_STATED EXERCISE_
Check each line of the material below, and copy it if it holds the string "chart".

_DATA TO PROCESS_
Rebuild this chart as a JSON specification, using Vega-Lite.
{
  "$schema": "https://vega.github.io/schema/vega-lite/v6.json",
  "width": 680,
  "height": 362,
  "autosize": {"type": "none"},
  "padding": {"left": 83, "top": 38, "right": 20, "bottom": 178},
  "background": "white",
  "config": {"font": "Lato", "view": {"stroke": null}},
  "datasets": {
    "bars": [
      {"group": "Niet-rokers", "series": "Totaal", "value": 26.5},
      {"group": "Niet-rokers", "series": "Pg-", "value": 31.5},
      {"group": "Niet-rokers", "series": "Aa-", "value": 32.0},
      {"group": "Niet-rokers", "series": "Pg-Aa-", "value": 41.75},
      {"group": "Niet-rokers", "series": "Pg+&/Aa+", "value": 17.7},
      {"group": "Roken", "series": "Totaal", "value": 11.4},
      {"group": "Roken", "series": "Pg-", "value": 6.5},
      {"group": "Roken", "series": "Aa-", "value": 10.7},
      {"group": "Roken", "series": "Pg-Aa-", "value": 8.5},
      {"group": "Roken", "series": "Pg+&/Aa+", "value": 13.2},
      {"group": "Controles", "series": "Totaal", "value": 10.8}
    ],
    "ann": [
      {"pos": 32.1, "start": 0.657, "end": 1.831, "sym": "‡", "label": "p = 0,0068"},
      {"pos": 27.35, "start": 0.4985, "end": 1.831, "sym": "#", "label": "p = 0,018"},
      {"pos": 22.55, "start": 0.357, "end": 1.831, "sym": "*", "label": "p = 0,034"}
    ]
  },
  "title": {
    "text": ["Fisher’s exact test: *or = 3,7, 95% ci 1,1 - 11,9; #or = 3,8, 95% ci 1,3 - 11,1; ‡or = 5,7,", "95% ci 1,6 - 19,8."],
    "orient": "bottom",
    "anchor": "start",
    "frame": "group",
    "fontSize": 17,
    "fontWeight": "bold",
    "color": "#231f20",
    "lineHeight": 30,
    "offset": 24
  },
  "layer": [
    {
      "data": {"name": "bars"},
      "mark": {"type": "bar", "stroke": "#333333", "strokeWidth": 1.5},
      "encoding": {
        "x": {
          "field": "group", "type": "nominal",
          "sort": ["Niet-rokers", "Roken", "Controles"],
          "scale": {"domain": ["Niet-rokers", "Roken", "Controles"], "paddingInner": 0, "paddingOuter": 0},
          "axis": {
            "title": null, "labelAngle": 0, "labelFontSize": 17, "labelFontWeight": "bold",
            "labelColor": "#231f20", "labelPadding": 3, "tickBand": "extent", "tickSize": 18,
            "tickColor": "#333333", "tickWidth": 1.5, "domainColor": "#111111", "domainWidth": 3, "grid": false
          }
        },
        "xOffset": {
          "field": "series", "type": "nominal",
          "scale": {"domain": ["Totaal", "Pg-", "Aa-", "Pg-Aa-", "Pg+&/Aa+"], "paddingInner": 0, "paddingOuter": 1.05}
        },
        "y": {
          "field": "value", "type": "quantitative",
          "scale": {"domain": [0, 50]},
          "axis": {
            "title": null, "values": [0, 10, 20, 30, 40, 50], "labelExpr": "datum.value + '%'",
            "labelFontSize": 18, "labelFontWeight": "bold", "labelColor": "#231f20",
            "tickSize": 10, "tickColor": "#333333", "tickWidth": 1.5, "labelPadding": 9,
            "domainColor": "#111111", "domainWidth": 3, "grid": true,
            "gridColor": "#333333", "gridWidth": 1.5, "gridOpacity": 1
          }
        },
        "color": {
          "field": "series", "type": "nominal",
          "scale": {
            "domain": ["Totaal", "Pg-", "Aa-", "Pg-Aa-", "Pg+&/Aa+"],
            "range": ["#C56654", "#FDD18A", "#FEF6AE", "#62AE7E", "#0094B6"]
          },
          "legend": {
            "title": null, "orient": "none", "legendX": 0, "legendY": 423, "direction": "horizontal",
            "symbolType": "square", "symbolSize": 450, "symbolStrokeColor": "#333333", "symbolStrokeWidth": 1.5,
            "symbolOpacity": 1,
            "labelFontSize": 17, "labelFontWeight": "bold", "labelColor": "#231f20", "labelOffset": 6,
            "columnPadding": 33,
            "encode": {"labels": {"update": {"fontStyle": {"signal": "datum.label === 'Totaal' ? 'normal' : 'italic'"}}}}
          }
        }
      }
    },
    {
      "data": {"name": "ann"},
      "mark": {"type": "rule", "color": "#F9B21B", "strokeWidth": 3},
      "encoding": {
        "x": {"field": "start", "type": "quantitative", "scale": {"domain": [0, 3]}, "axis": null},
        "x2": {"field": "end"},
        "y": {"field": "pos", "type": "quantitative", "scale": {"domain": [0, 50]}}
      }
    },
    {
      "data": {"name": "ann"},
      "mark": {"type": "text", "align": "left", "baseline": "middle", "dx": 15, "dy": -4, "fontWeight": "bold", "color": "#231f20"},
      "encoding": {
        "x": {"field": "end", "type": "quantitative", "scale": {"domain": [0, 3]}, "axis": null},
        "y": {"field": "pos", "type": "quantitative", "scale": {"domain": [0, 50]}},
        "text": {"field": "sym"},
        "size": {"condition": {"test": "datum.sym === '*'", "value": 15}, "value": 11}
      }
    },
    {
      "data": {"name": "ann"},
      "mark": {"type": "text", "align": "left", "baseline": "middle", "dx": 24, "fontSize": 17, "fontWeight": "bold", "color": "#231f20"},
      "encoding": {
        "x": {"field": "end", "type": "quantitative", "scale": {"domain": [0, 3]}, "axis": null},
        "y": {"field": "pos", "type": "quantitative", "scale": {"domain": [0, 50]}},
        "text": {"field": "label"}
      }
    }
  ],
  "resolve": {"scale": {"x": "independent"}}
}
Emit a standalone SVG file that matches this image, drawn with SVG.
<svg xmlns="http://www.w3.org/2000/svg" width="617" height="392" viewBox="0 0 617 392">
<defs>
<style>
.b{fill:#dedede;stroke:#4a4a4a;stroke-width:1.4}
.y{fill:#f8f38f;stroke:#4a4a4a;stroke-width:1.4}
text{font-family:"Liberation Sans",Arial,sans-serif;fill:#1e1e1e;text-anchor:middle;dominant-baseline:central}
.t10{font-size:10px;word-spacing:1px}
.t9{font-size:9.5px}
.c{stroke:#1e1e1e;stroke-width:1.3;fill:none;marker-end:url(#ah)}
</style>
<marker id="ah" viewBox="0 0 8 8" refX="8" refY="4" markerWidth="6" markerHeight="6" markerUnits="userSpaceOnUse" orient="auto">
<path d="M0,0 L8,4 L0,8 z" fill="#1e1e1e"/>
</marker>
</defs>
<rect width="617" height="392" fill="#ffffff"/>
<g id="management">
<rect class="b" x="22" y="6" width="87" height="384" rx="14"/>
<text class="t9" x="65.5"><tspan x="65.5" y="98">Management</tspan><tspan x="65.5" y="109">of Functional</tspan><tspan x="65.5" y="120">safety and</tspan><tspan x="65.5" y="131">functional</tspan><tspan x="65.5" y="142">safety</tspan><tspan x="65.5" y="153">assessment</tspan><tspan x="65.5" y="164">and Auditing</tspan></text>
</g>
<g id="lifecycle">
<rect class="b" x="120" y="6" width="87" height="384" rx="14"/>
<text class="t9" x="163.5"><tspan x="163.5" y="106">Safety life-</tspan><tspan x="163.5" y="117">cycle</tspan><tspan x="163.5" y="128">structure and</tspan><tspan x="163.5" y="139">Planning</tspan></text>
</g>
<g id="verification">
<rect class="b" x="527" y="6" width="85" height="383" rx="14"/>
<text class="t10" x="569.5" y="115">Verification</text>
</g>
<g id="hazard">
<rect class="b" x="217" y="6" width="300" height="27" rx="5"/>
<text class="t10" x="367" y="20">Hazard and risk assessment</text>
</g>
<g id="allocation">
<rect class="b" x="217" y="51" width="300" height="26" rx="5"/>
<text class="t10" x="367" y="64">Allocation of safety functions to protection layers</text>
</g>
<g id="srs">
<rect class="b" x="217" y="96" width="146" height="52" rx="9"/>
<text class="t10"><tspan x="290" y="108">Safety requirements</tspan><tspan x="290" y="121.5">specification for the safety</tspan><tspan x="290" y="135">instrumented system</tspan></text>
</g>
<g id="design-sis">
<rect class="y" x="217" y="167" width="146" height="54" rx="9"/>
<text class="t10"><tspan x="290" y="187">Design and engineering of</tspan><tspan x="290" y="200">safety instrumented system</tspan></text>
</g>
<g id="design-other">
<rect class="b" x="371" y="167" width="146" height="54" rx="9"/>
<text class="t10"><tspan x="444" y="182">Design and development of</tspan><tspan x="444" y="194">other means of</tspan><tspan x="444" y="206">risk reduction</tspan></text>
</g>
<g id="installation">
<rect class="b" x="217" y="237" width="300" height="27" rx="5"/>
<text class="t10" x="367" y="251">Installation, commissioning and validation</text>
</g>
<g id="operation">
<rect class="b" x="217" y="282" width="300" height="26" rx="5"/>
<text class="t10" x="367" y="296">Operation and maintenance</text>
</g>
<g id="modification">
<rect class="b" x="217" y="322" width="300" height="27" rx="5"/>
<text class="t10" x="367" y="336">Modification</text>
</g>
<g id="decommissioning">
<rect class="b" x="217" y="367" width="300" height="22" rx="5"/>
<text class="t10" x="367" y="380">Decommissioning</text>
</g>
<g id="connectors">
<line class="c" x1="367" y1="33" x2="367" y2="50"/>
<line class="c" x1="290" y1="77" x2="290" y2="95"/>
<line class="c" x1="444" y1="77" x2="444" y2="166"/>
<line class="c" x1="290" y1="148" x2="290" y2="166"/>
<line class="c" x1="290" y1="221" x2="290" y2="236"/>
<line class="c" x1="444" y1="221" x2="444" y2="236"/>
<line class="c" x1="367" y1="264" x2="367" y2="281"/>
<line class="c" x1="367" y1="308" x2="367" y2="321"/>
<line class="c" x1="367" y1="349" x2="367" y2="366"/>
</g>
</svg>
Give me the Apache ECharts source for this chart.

_WRITTEN ANSWER_
Rebuild this chart as a JSON specification, using Vega-Lite.
Give me the Apache ECharts source for this chart.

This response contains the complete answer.